++++ Data supplied

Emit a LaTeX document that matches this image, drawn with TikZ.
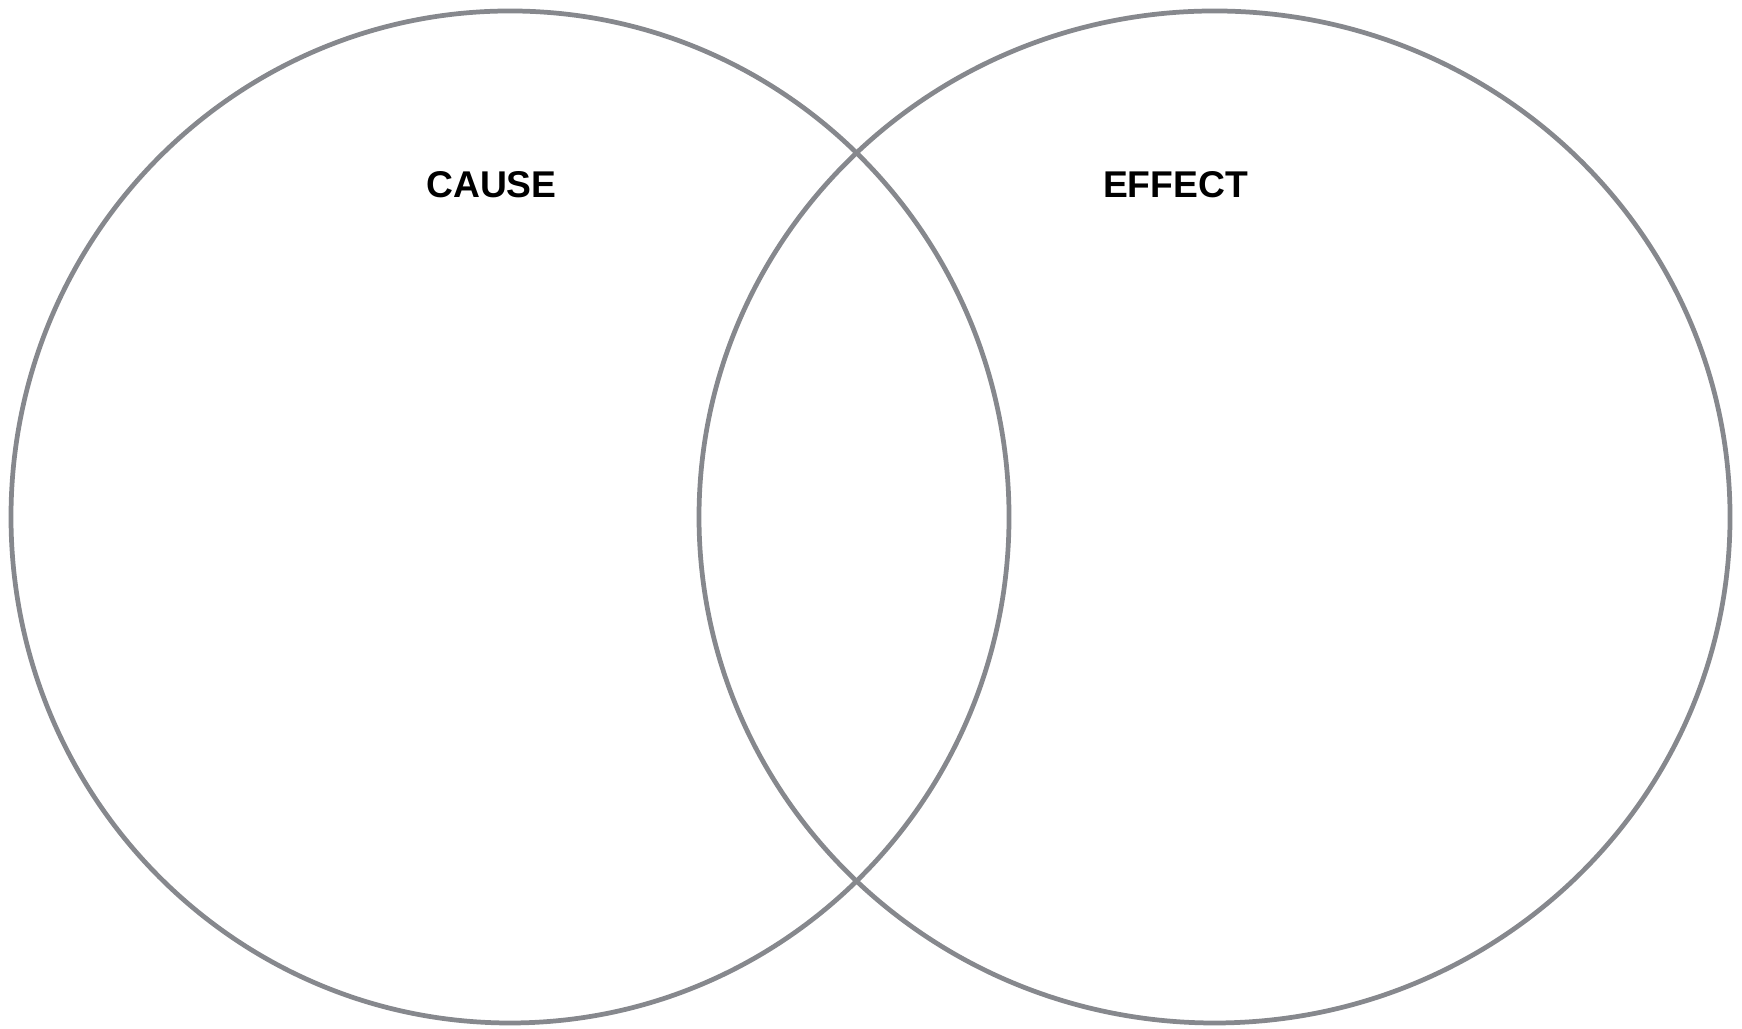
\documentclass[tikz,border=0pt]{standalone}
\usepackage{fontspec}
\setmainfont{Liberation Sans}
\usetikzlibrary{shapes.geometric}
\definecolor{c1}{HTML}{000000}
\definecolor{c2}{HTML}{86888D}

\begin{document}
\begin{tikzpicture}[
    every node/.style={font=\rmfamily},
    ring/.style={ellipse, draw=c2, line width=1.35pt, inner sep=0pt},
    head/.style={font=\rmfamily\bfseries\fontsize{10.6}{12}\selectfont, text=c1, inner sep=0pt},
]
\useasboundingbox (0, 0) rectangle (17.42, 10.29);

% ================================================================ the two rings
\node[ring, minimum width=9.98cm, minimum height=10.12cm] (cause) at (5.10, 5.12) {};
\node[ring, minimum width=10.31cm, minimum height=10.12cm] (effect) at (12.145, 5.12) {};

% ================================================================ titles
\node[head] (causelab) at (4.915, 8.44) {CAUSE};
\node[head] (effectlab) at (11.755, 8.44) {EFFECT};

\end{tikzpicture}
\end{document}
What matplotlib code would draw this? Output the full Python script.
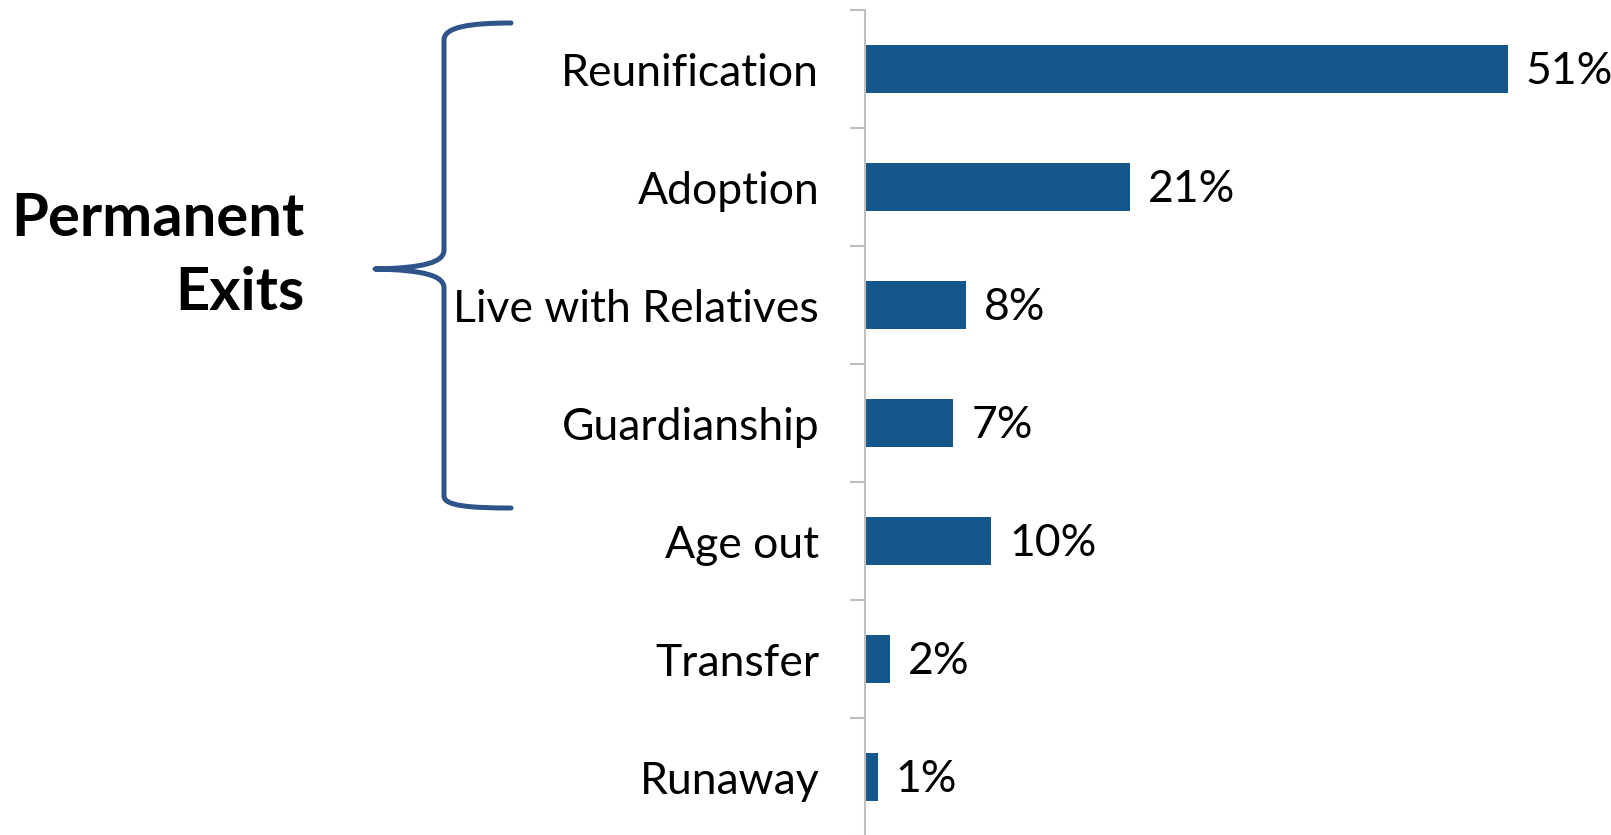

++++++++

*Stated goal*: From start to finish, output the listing exactly, but omit its pictures.

*Written solution*:
Emit a LaTeX document that matches this image, drawn with TikZ.
\documentclass[tikz,border=0pt]{standalone}
\usepackage{fontspec}
\setmainfont{Liberation Sans}
\usetikzlibrary{shapes.geometric}
\definecolor{c1}{HTML}{000000}
\definecolor{c2}{HTML}{86888D}

\begin{document}
\begin{tikzpicture}[
    every node/.style={font=\rmfamily},
    ring/.style={ellipse, draw=c2, line width=1.35pt, inner sep=0pt},
    head/.style={font=\rmfamily\bfseries\fontsize{10.6}{12}\selectfont, text=c1, inner sep=0pt},
]
\useasboundingbox (0, 0) rectangle (17.42, 10.29);

% ================================================================ the two rings
\node[ring, minimum width=9.98cm, minimum height=10.12cm] (cause) at (5.10, 5.12) {};
\node[ring, minimum width=10.31cm, minimum height=10.12cm] (effect) at (12.145, 5.12) {};

% ================================================================ titles
\node[head] (causelab) at (4.915, 8.44) {CAUSE};
\node[head] (effectlab) at (11.755, 8.44) {EFFECT};

\end{tikzpicture}
\end{document}
What matplotlib code would draw this? Output the full Python script.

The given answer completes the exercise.